Nigeria has historically leveraged its oil endowment for continental stability, exemplified by the Nigeria–São Tomé Joint Development Zone’s 60/40 revenue-sharing formula that prevented maritime conflict, and oil-funded ECOWAS peacekeeping missions in Liberia and Sierra Leone. Present developments include 25 oil blocks expiring in 2026, ongoing IOC divestments to indigenous firms like Seplat and Oando, and a target production of 2.5 million barrels per day against a $64.85 per barrel revenue benchmark. With approximately 37-38 billion barrels of proven reserves and 210 trillion cubic feet of gas, Nigeria is repositioning globally through its PIA reform framework, deepwater expansion, commercialised NNPC Ltd, and reduced entry barriers, shifting from rent-seeking allocation to performance-based development.
Nigeria faces persistent challenges, including oil theft, pipeline vandalism, expiring undeveloped blocks, legacy litigation, and energy transition pressures.
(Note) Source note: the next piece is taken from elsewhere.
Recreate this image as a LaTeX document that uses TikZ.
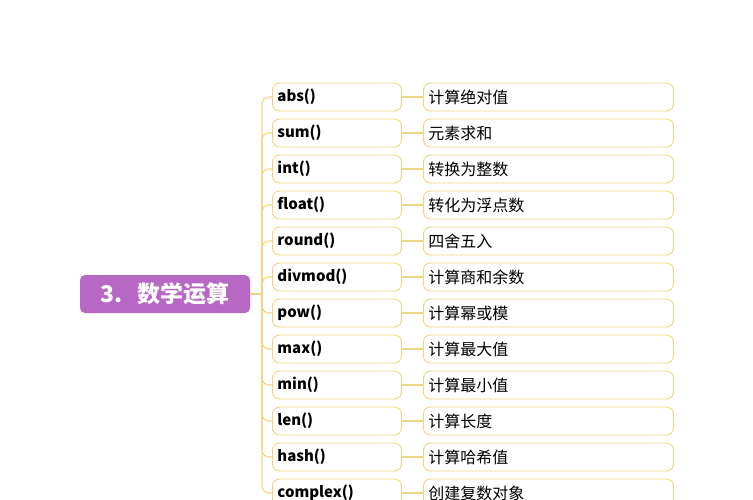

Yet substantial opportunities lie in accelerated deepwater production, greater indigenous operatorship, block rationalization, and integrated gas monetization. With only 12.25% of deepwater fields fully developed, the upside remains substantial. OPL 245, for decades a symbol of opacity and litigation, now represents a test of reform maturity. Nigeria’s oil future will not be determined by how many barrels lie underground, but by how credibly those barrels are governed. The discipline of block management, under the PIA’s structured framework, matters more than the quantity awarded, anchoring fiscal stability in an era where oil contributes modestly to GDP but remains central to currency stability and budget execution.